As an example, suppose we have text files with Bragg peak spacings of various crystalline structures, and we want to use these files in our Python package. Let’s put them in a new directory in our package, such as src/package/peak_spacings/.

# src/package/peak_spacings/LaB6.txt

15772
94676
40116

# src/package/peak_spacings/Si.txt

13556044
92013079
63749304
04518681

To make these available to the Python loading mechanism, the easiest way is to add an __init__.py in src/package/peak_spacing. This can be an empty file; it’s purpose is to tell Python that this can be loaded.

You’ll want to make sure your Python building backend is placing these files in the SDist and wheel. If you are using anything other than setuptools, this should be automatic.

Setuptools-specific instructions

There are two ways to include data files in setuptools. You can either list the package data explicitly:

# setup.cfg
[options.package_data]
package.peak_spacings =
    *.txt

Or, you can use automatic data inclusion (this is the default if you use pyproject.toml [project] config in Setuptools 61+). To enable this with setup.cfg:

[options]
include_package_data = True

But then you’ll need to also make sure the files are in the SDist, too:

# MANIFEST.in
include src/package/peak_spacings/*.txt

Finally, wherever we actually use the files in our scientific code, we can access them using importlib_resources. For users with Python >= 3.9 the standard library importlib.resources module can be used directly instead of relying on importlib_resources.

# from importlib import resources   # Python >= 3.9 only
import importlib_resources as resources


ref = resources.files("package.peak_spacings") / "LaB6.txt"

spacings_txt = ref.read_text(encoding="utf-8")

# If you have an API that requires an on-disk file, you can do this instead:
with resources.as_file(ref) as path:
    # Now path is guaranteed to live somewhere on disk
    with path.open(encoding="utf-8") as f:
        spacings_txt = f.read()

Using the init

Instead of having an empty init, you can instead move the files(...) into the __init__.py. That would look like this:

import importlib_resources as resources

files = resources.files(__name__)
LaB6 = files / "LaB6.txt"
# Provide whatever is useful for your project here

Now, a user can simply import and use package.peakspacing.LaB6 and such directly.

Downloading larger files on demand

A common use case is that a project may have example notebooks or demo scripts which require data not distributed with the project itself. One approach in these cases is to provide a download script that the user can run to retrieve their data from a provided URL. There are free data hosting options such as Zenodo, osf.io or a data-specific repository on a service like GitHub or GitLab.

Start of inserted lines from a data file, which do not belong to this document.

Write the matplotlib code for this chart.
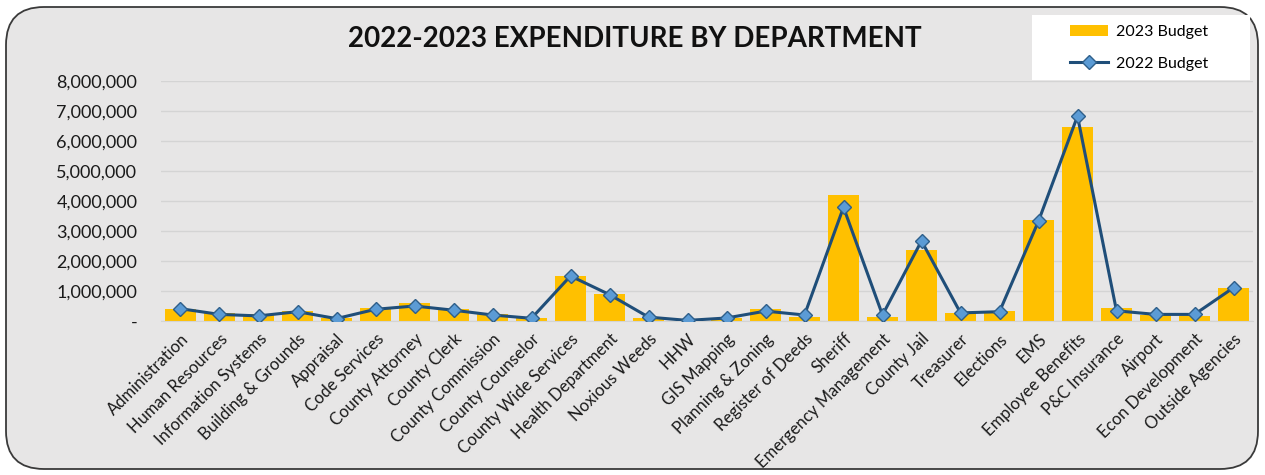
import matplotlib.pyplot as plt
from matplotlib.patches import FancyBboxPatch, Rectangle
from matplotlib.ticker import FuncFormatter

plt.rcParams["font.family"] = ["Lato", "DejaVu Sans"]

# data
departments = ["Administration", "Human Resources", "Information Systems", "Building & Grounds",
               "Appraisal", "Code Services", "County Attorney", "County Clerk", "County Commission",
               "County Counselor", "County Wide Services", "Health Department", "Noxious Weeds",
               "HHW", "GIS Mapping", "Planning & Zoning", "Register of Deeds", "Sheriff",
               "Emergency Management", "County Jail", "Treasurer", "Elections", "EMS",
               "Employee Benefits", "P&C Insurance", "Airport", "Econ Development", "Outside Agencies"]
budget_2023 = [400000, 260000, 220000, 330000, 100000, 430000, 600000, 390000, 220000,
               100000, 1500000, 900000, 100000, 0, 100000, 390000, 150000, 4200000,
               150000, 2370000, 280000, 340000, 3370000, 6470000, 430000, 200000, 180000, 1100000]
budget_2022 = [410000, 220000, 170000, 310000, 80000, 390000, 500000, 360000, 200000,
               90000, 1500000, 880000, 130000, 20000, 100000, 330000, 200000, 3790000,
               200000, 2670000, 270000, 310000, 3330000, 6830000, 340000, 220000, 220000, 1110000]

W, H = 1265, 475
fig = plt.figure(figsize=(W / 100, H / 100), dpi=100)
fig.patch.set_facecolor("white")

# rounded chart border
border = FancyBboxPatch((6 / W, 6 / H), 1252 / W, 462 / H,
                        boxstyle="round,pad=0,rounding_size=0.03",
                        transform=fig.transFigure, facecolor="#E7E6E6",
                        edgecolor="#3A3A3A", linewidth=1.3, mutation_aspect=W / H,
                        zorder=-5)
fig.patches.append(border)

# white legend box
fig.patches.append(Rectangle((1032 / W, 1 - 80 / H), 218 / W, 65 / H,
                             transform=fig.transFigure, facecolor="white",
                             edgecolor="none", zorder=-4))

ax = fig.add_axes([161 / W, 1 - 321 / H, 1092 / W, 240 / H])
ax.set_facecolor("none")

x = range(len(departments))
bars = ax.bar(x, budget_2023, width=0.82, color="#FFC000", label="2023 Budget", zorder=2)
line, = ax.plot(x, budget_2022, color="#1F4E79", linewidth=2.2, marker="D", markersize=7,
                markerfacecolor="#5B9BD5", markeredgecolor="#2E5F8A", markeredgewidth=1,
                label="2022 Budget", zorder=3)

ax.set_xlim(-0.5, len(departments) - 0.5)
ax.set_ylim(0, 8000000)
ax.set_yticks(range(0, 8000001, 1000000))
ax.yaxis.set_major_formatter(FuncFormatter(lambda v, p: "-" if v == 0 else f"{int(v):,}"))
ax.grid(axis="y", color="#D4D4D4", linewidth=1, zorder=0)
ax.set_axisbelow(True)
for s in ["top", "right", "left"]:
    ax.spines[s].set_visible(False)
ax.spines["bottom"].set_color("#D4D4D4")
ax.tick_params(axis="both", length=0, labelsize=12, colors="#1A1A1A")
ax.tick_params(axis="y", pad=17, labelsize=13)
ax.tick_params(axis="x", pad=7)
ax.set_xticks(list(x))
ax.set_xticklabels(departments, rotation=45, ha="right", rotation_mode="anchor")

fig.text(0.502, 0.918, "2022-2023 EXPENDITURE BY DEPARTMENT", ha="center", va="center",
         fontsize=20, fontweight="bold", color="#111111")

leg = fig.legend([bars, line], ["2023 Budget", "2022 Budget"], loc="upper left",
                 bbox_to_anchor=(1070 / W, 1 - 25 / H), frameon=False,
                 fontsize=11.5, labelspacing=1.1, borderpad=0,
                 handlelength=2.4, handletextpad=0.5, borderaxespad=0)

fig.savefig("out.png", dpi=100)
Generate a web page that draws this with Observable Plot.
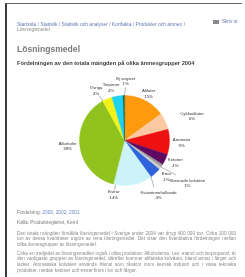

Some projects have multiple larger datasets used for examples or testing that can be automatically downloaded on demand to a local cache on first use in a way that is transparent to the user of the package. For example, the datasets under scipy.datasets do not live in the main SciPy repository, but instead are stored in independent repositories under the SciPy GitHub organization. A tool called Pooch is used to handle fetching these datasets from an external repository URL for the user the first time they are requested. Pooch takes care of comparing hash values of the downloaded data to verify its content and then caches the downloaded files for future reuse.

The scipy.datasets module of SciPy and skimage.data module of scikit-image are two concrete examples of how to use Pooch in this way in a project. It is also possible to use Pooch in a simpler download script to just fetch a single file as in the following small example:

import pooch

file_path = pooch.retrieve(
    # URL to my data
    url="https://github.com/org/project/raw/v1.0.0/data/test_image.jpg",
    known_hash="sha256:50ef9a52c621b7c0c506ad1fe1b8ee8a158a4d7c8e50ddfce1e273a422dca3f9",
)

On repeated runs of this command, the locally cached filename would be used instead of downloading the data again.